Den weiteren Argumenten der Beschwerde, die Staatsanwaltschaft habe die Anklage nicht „umgehend“ erhoben und das Landesgericht Linz habe zur Hauptverhandlung am 15. Dezember 2015 vier in der Anklageschrift als Zeugen geführte Personen nicht geladen, steht schon die mangelnde Erschöpfung des Instanzenzugs (§ 1 Abs 1 GRBG) entgegen, weil diese Umstände in der Haftbeschwerde nicht geltend gemacht wurden (RIS‑Justiz RS0114487).
Mit der Behauptung, die im Strafverfahren tätigen Behörden hätten nicht alles Mögliche unternommen, um die Untersuchungshaft zu verkürzen, übergeht die Grundrechtsbeschwerde die an das Erstgericht gerichtete Anordnung zur „konzentrierte(n) Fortsetzung des (…) Verfahrens“ und legt nicht deutlich und bestimmt dar, welche darüber hinausgehenden Anordnungen das Oberlandesgericht zur Bereinigung der festgestellten Verletzung des Beschleunigungsgebots treffen hätte sollen.

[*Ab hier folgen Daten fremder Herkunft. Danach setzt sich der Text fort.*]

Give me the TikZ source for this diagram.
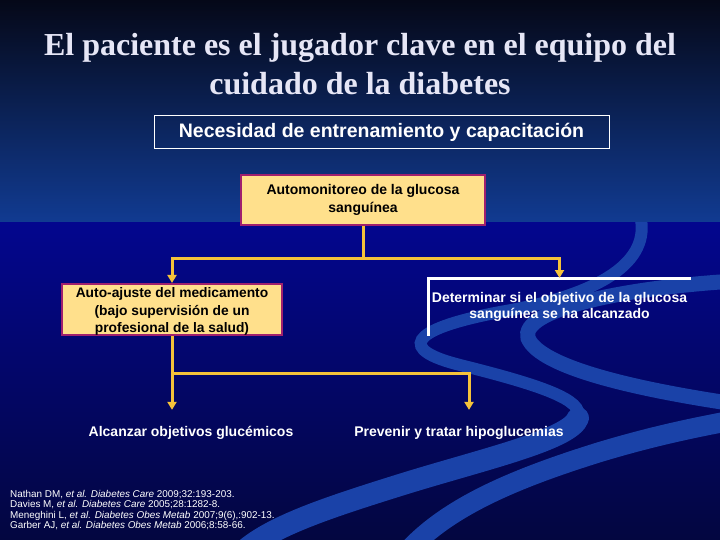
\documentclass[tikz,border=0pt]{standalone}
\usepackage{fontspec}
\setmainfont{Liberation Serif}
\setsansfont{Liberation Sans}
\usetikzlibrary{arrows.meta}
\definecolor{topnavy}{HTML}{050818}
\definecolor{midblue}{HTML}{113B92}
\definecolor{deepblue}{HTML}{03068E}
\definecolor{darknavy}{HTML}{030640}
\definecolor{swooshblue}{HTML}{1A42A8}
\definecolor{boxfill}{HTML}{FFE08C}
\definecolor{boxline}{HTML}{A0206E}
\definecolor{linkgold}{HTML}{F5C23A}
\definecolor{titlewhite}{HTML}{E6E6F6}
\tikzset{
	yellowbox/.style={draw=boxline, line width=1.6, fill=boxfill, align=center, inner sep=0,
		font=\sffamily\bfseries\fontsize{14}{18}\selectfont},
	plainlabel/.style={text=white, align=center, font=\sffamily\bfseries\fontsize{14}{16}\selectfont},
	link/.style={draw=linkgold, line width=3},
	linkarrow/.style={link, -{Triangle[width=9,length=8]}},
	bracket/.style={draw=white, line width=3},
	swooshline/.style={draw=swooshblue, line cap=round},
}

\begin{document}
\begin{tikzpicture}[x=1pt, y=-1pt]
		%%%%% BACKGROUND %%%%%
		\useasboundingbox (0,0) rectangle (720,540);
		\shade[top color=topnavy, bottom color=midblue] (0,0) rectangle (720,223);
		\shade[top color=deepblue, bottom color=darknavy] (0,223) rectangle (720,540);
		
		\begin{scope}
			\clip (0,223) rectangle (720,540);
			% left ribbon
			\draw[swooshline, line width=12] (640,215) .. controls (652,262) and (600,295) .. (500,312) .. controls (405,330) and (400,350) .. (460,365) .. controls (540,385) and (585,400) .. (578,418);
			\draw[swooshline, line width=22] (578,418) .. controls (570,440) and (480,460) .. (400,485) .. controls (320,510) and (260,530) .. (235,560);
			% right ribbon
			\draw[swooshline, line width=15] (735,281) .. controls (620,288) and (520,310) .. (528,338) .. controls (540,368) and (640,390) .. (735,404);
			\draw[swooshline, line width=20] (735,420) .. controls (680,430) and (640,440) .. (600,452) .. controls (510,480) and (440,510) .. (400,560);
		\end{scope}
		
		%%%%% TITLE %%%%%
		\node[text=titlewhite, align=center, font=\bfseries\fontsize{32}{39}\selectfont] (title) at (360,64) {El paciente es el jugador clave en el equipo del\\cuidado de la diabetes};
		
		\node[draw=white, line width=1, text=white, minimum width=455, minimum height=33, font=\sffamily\bfseries\fontsize{19.5}{22}\selectfont] (need) at (381.5,132.5) {Necesidad de entrenamiento y capacitaci\'on};
		
		%%%%% BOXES %%%%%
		\node[yellowbox, minimum width=244, minimum height=50] (selfcheck) at (363,200) {Automonitoreo de la glucosa\\sangu\'inea};
		\node[yellowbox, minimum width=220, minimum height=51, font=\sffamily\bfseries\fontsize{13.8}{17.3}\selectfont] (dose) at (172,309.5) {\rule{0pt}{14pt}Auto-ajuste del medicamento\\(bajo supervisi\'on de un\\profesional de la salud)};
		\node[plainlabel, anchor=north, minimum width=255, inner ysep=14] (target) at (559.5,278) {Determinar si el objetivo de la glucosa\\sangu\'inea se ha alcanzado};
		\draw[bracket] (target.south west) |- (target.north east);
		
		\node[plainlabel] (goal) at (191,433) {Alcanzar objetivos gluc\'emicos};
		\node[plainlabel] (hypo) at (459,433) {Prevenir y tratar hipoglucemias};
		
		%%%%% LINKS %%%%%
		\path (selfcheck.south) ++(0,33) coordinate (split);
		\draw[link] (selfcheck.south) -- (split);
		\draw[linkarrow] (split) -| (dose.north);
		\draw[linkarrow] (split) -| (target.north);
		
		\path (dose.south) ++(0,37) coordinate (fork);
		\draw[link] (dose.south) -- (fork);
		\draw[linkarrow, shorten >=13] (fork) -- (fork |- goal.north);
		\draw[linkarrow, shorten >=13] (fork) -| ([xshift=10]hypo.north);
		
		%%%%% REFERENCES %%%%%
		\node[anchor=north west, inner sep=0, text=white, align=left, font=\sffamily\fontsize{9.9}{10.4}\selectfont] (refs) at (10,490) {Nathan DM, \textit{et al.} \textit{Diabetes Care} 2009;32:193-203.\\Davies M, \textit{et al.} \textit{Diabetes Care} 2005;28:1282-8.\\Meneghini L, \textit{et al.} \textit{Diabetes Obes Metab} 2007;9(6),:902-13.\\Garber AJ, \textit{et al.} \textit{Diabetes Obes Metab} 2006;8:58-66.};
		
		%%%%% END %%%%%
	\end{tikzpicture}
\end{document}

Da somit nach Maßgabe des § 2 Abs 1 GRBG dem Rechtsschutzinteresse des Angeklagten durch die Entscheidung des Oberlandesgerichts umfassend Rechnung getragen wurde und die Grundrechtsbeschwerde weder eine unmittelbare Verletzung haftrelevanter Vorschriften durch das Oberlandesgericht, noch das Fehlen eines tauglichen Ausgleichs der festgestellten Grundrechtsverletzung rügt, wurde der Angeklagte durch die Beschwerdeentscheidung in seinem Grundrecht auf persönliche Freiheit nicht verletzt.
Die Beschwerde war daher ohne Kostenausspruch (§ 8 GRBG) abzuweisen.